▶ **TASK DESCRIPTION**: From the first line of the data below through the line holding "y_ticks = [0, 10, 20, 30, 40, 50, 60]", output each line exactly and leave the pictures out.

☆ ☆ ☆ ☆ ☆ ☆ ☆

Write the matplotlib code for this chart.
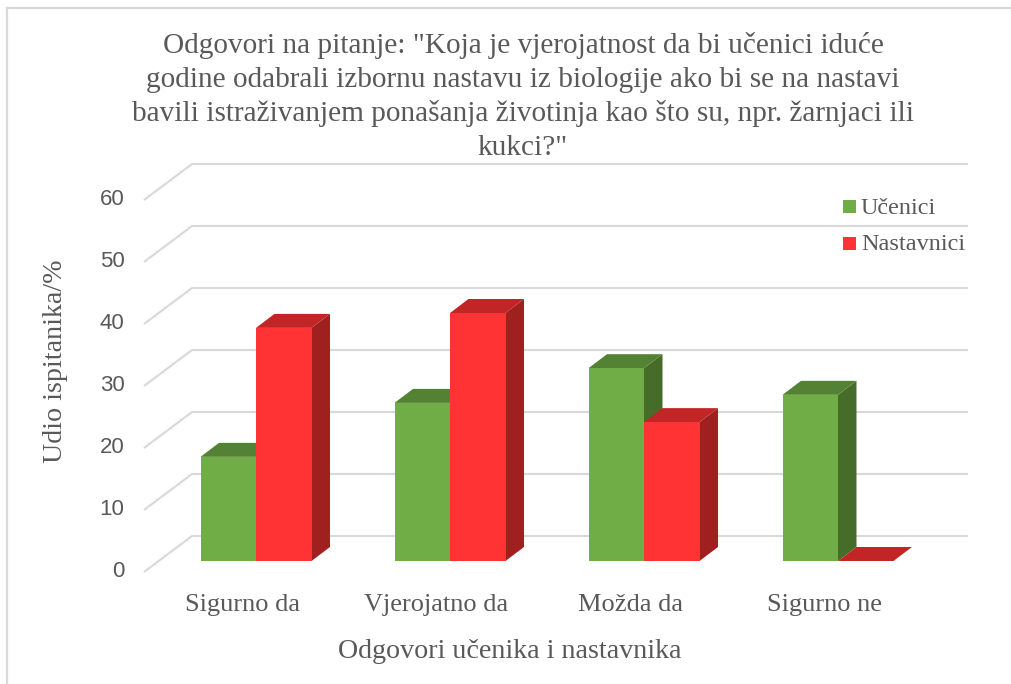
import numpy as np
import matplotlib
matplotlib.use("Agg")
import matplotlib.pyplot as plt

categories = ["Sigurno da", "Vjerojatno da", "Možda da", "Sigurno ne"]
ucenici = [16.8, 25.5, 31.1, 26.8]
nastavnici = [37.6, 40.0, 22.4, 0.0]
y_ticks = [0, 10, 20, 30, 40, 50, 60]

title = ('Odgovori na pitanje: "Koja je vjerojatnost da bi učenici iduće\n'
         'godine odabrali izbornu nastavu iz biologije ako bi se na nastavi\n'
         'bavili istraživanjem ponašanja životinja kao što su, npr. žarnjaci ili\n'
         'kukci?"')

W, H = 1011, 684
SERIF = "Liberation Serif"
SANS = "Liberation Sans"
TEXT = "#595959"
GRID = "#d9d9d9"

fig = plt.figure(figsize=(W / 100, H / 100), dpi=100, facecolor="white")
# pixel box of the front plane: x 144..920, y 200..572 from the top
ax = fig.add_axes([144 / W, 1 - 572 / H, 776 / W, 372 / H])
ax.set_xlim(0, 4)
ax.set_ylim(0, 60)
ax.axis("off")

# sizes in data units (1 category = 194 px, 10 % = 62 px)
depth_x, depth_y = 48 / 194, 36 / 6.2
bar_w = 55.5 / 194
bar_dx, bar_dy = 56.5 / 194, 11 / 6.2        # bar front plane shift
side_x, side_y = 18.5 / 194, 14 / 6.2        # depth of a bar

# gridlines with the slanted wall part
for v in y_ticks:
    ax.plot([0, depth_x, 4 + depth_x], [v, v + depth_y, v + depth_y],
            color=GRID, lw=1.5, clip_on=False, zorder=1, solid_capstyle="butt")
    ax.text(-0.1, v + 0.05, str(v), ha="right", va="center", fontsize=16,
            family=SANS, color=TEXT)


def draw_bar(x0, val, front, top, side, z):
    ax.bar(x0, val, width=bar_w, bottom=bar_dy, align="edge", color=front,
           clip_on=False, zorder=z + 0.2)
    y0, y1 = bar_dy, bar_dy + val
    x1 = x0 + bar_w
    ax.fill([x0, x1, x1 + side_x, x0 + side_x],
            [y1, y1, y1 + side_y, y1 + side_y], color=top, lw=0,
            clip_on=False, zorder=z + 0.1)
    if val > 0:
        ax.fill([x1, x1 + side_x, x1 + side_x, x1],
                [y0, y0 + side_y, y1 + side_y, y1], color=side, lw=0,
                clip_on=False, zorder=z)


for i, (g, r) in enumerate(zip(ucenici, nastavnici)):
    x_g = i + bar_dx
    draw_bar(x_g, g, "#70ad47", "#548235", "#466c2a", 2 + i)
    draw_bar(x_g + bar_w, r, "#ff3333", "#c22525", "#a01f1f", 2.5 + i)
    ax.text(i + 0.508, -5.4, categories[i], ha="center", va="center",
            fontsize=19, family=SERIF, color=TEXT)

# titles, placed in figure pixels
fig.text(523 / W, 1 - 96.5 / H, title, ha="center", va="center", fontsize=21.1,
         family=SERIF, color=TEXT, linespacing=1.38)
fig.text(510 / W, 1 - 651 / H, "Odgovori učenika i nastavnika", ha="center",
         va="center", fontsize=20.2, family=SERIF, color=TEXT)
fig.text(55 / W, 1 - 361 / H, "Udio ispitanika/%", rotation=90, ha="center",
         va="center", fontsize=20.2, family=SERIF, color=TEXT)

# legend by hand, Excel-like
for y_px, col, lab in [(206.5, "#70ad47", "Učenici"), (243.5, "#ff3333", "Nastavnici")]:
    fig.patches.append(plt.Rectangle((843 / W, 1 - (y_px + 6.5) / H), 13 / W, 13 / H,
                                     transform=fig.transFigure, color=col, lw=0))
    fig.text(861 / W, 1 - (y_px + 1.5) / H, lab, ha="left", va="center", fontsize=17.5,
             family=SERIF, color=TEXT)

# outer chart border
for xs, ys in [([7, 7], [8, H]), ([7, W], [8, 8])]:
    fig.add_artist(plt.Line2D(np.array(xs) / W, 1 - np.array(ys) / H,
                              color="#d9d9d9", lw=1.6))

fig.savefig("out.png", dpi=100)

☆ ☆ ☆ ☆ ☆ ☆ ☆

▶ **OUTPUT OF THE EXERCISE**:
Write the matplotlib code for this chart.
import numpy as np
import matplotlib
matplotlib.use("Agg")
import matplotlib.pyplot as plt

categories = ["Sigurno da", "Vjerojatno da", "Možda da", "Sigurno ne"]
ucenici = [16.8, 25.5, 31.1, 26.8]
nastavnici = [37.6, 40.0, 22.4, 0.0]
y_ticks = [0, 10, 20, 30, 40, 50, 60]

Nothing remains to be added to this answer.